Stored data:

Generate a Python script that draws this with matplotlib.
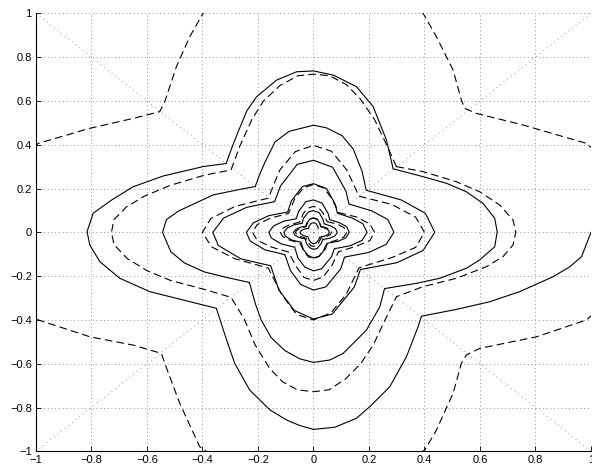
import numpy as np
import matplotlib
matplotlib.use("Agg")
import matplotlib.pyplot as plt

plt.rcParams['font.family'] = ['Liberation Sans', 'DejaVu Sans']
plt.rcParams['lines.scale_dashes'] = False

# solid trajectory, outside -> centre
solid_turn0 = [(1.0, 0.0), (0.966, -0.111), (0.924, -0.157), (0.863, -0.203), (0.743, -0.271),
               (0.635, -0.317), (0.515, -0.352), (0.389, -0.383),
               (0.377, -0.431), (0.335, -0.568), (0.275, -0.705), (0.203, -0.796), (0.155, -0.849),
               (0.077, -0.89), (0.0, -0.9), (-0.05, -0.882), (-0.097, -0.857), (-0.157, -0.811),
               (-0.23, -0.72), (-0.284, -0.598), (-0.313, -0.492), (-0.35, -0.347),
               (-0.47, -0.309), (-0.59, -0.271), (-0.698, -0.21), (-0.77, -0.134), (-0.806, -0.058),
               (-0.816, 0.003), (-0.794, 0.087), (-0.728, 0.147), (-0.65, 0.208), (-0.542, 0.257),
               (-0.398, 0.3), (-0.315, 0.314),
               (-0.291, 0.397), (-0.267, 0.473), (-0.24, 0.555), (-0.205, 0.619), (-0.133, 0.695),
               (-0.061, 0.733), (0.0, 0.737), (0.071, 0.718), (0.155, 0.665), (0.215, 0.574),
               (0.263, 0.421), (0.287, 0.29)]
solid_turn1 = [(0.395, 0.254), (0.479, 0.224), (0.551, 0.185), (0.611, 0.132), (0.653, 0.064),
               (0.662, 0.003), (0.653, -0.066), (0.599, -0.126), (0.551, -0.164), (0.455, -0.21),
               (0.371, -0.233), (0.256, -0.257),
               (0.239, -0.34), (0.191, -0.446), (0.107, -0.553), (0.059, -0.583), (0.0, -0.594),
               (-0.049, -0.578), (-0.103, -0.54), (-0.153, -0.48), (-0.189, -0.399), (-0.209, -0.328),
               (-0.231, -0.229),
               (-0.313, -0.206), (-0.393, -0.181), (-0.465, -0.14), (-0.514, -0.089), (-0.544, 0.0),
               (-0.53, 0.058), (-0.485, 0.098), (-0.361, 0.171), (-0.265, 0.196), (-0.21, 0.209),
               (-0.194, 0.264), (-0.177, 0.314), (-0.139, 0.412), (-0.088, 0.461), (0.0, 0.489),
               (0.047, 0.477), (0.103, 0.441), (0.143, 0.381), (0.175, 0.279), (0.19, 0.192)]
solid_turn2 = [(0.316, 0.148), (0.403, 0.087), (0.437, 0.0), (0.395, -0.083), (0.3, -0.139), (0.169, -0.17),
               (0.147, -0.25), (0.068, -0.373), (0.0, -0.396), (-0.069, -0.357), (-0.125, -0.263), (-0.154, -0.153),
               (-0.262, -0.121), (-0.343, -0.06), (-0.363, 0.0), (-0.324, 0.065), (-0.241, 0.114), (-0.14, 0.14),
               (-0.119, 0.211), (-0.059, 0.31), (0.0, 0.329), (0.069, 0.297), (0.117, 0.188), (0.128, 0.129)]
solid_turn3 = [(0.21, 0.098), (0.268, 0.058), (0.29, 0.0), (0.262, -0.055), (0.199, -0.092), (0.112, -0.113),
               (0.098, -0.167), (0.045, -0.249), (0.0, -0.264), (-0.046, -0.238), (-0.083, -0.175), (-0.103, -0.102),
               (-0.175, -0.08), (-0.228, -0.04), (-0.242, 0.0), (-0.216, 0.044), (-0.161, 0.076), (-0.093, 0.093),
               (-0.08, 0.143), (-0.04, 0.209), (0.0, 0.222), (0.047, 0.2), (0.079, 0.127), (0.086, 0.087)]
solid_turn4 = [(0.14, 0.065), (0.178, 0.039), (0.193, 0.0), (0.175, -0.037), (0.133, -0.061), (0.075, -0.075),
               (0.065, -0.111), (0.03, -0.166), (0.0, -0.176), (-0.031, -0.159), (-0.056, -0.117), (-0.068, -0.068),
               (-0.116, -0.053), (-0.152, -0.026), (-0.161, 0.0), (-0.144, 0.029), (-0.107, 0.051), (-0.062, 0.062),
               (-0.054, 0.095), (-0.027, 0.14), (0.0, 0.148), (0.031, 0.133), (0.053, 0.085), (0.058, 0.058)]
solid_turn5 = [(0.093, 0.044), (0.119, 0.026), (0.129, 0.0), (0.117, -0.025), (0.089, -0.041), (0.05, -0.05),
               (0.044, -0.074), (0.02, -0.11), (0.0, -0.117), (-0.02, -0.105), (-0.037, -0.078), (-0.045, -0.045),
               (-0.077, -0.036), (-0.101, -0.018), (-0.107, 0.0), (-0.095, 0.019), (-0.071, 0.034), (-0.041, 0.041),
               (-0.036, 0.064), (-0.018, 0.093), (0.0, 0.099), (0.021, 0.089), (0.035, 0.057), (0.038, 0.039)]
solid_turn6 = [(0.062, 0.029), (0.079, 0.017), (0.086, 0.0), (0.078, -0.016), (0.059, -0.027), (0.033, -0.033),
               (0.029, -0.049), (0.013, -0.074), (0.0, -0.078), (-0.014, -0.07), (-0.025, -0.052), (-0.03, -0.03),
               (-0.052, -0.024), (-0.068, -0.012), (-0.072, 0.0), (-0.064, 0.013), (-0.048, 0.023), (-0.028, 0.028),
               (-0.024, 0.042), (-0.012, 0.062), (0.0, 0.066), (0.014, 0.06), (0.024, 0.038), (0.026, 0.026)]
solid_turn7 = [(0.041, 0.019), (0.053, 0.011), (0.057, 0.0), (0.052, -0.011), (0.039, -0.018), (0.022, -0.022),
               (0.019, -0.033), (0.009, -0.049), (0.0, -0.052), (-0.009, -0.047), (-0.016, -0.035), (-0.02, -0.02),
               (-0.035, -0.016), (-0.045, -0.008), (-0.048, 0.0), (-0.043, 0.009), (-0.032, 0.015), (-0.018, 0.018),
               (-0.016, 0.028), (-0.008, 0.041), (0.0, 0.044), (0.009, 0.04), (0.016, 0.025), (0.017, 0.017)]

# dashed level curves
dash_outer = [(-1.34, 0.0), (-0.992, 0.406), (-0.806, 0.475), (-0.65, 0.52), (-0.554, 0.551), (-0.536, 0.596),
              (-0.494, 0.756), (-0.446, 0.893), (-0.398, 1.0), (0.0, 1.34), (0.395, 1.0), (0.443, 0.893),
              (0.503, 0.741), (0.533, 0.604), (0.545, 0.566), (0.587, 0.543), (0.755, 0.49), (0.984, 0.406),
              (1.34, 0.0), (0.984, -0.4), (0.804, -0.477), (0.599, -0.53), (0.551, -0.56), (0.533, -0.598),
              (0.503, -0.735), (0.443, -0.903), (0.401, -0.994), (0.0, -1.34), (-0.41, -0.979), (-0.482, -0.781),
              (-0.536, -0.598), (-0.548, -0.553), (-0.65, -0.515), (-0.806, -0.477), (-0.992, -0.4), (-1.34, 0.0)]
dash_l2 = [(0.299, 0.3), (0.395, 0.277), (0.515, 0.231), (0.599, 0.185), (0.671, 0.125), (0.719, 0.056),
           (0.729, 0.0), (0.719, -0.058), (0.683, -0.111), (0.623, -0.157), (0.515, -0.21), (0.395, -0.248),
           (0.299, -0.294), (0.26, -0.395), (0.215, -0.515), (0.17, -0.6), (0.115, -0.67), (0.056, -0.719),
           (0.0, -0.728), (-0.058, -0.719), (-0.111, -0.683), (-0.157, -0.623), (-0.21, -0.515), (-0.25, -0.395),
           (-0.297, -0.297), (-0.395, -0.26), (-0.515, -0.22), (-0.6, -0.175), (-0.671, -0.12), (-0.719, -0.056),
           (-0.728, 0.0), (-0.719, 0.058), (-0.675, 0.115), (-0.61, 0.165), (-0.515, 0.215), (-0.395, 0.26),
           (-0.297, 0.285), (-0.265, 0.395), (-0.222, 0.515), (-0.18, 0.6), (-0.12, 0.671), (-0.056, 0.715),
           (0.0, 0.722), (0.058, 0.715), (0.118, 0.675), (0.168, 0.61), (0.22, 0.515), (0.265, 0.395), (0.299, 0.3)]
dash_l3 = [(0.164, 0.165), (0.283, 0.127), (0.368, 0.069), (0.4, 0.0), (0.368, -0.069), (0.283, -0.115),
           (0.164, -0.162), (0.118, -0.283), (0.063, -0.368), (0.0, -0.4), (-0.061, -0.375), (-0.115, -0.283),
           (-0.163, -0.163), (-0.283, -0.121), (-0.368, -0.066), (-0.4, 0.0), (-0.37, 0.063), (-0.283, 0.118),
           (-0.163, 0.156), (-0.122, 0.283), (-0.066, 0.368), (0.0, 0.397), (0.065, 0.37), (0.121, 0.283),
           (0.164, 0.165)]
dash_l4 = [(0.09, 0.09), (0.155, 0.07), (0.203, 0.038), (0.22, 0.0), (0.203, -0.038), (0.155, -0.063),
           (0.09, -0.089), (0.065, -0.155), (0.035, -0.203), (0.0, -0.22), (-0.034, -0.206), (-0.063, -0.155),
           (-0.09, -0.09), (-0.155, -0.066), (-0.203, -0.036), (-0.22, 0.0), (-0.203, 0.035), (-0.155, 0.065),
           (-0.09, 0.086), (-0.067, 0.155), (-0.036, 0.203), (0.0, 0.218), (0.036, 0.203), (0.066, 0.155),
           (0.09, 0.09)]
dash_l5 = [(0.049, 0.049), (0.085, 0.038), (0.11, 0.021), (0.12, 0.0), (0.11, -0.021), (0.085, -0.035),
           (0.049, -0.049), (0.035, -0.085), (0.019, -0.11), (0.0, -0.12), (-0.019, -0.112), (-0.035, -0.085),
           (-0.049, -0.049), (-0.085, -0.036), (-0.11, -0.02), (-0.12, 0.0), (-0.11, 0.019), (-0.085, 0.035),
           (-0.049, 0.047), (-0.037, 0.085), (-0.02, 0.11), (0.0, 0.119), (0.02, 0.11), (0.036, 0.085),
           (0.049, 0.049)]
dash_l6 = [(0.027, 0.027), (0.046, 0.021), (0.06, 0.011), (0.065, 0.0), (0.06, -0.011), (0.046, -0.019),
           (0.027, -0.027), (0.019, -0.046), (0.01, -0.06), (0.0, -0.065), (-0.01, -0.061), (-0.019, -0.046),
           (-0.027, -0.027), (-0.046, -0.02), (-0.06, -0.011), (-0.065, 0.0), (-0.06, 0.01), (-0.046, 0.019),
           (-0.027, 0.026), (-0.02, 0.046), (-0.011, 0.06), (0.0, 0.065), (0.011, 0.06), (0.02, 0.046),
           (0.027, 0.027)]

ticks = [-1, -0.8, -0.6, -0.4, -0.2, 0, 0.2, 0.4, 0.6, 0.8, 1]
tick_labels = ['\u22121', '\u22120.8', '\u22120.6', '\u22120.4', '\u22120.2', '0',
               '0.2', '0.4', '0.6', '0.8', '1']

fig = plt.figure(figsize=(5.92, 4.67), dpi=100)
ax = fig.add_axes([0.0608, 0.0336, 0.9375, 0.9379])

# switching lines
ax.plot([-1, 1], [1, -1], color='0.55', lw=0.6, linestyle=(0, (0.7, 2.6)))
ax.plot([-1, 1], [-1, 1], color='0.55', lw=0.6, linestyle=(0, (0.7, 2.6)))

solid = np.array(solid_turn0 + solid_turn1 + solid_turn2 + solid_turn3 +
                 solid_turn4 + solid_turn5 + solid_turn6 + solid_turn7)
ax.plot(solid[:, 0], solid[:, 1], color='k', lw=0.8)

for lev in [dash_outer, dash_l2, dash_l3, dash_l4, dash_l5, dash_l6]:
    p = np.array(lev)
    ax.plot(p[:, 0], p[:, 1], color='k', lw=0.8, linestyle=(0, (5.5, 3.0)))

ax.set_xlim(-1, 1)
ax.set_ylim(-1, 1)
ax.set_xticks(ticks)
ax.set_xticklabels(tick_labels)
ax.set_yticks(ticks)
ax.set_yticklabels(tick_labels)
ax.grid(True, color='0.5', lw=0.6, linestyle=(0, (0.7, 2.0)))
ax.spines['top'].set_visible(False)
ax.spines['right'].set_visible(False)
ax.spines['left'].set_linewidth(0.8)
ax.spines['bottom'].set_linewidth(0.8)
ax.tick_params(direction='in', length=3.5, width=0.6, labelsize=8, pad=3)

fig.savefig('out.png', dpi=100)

Directions for this task:
Repeat, exactly and in full, each line from the start of the data to the line that contains "plt.rcParams['lines.scale_dashes'] = False". Pictures do not go in.

Final answer:
Generate a Python script that draws this with matplotlib.
import numpy as np
import matplotlib
matplotlib.use("Agg")
import matplotlib.pyplot as plt

plt.rcParams['font.family'] = ['Liberation Sans', 'DejaVu Sans']
plt.rcParams['lines.scale_dashes'] = False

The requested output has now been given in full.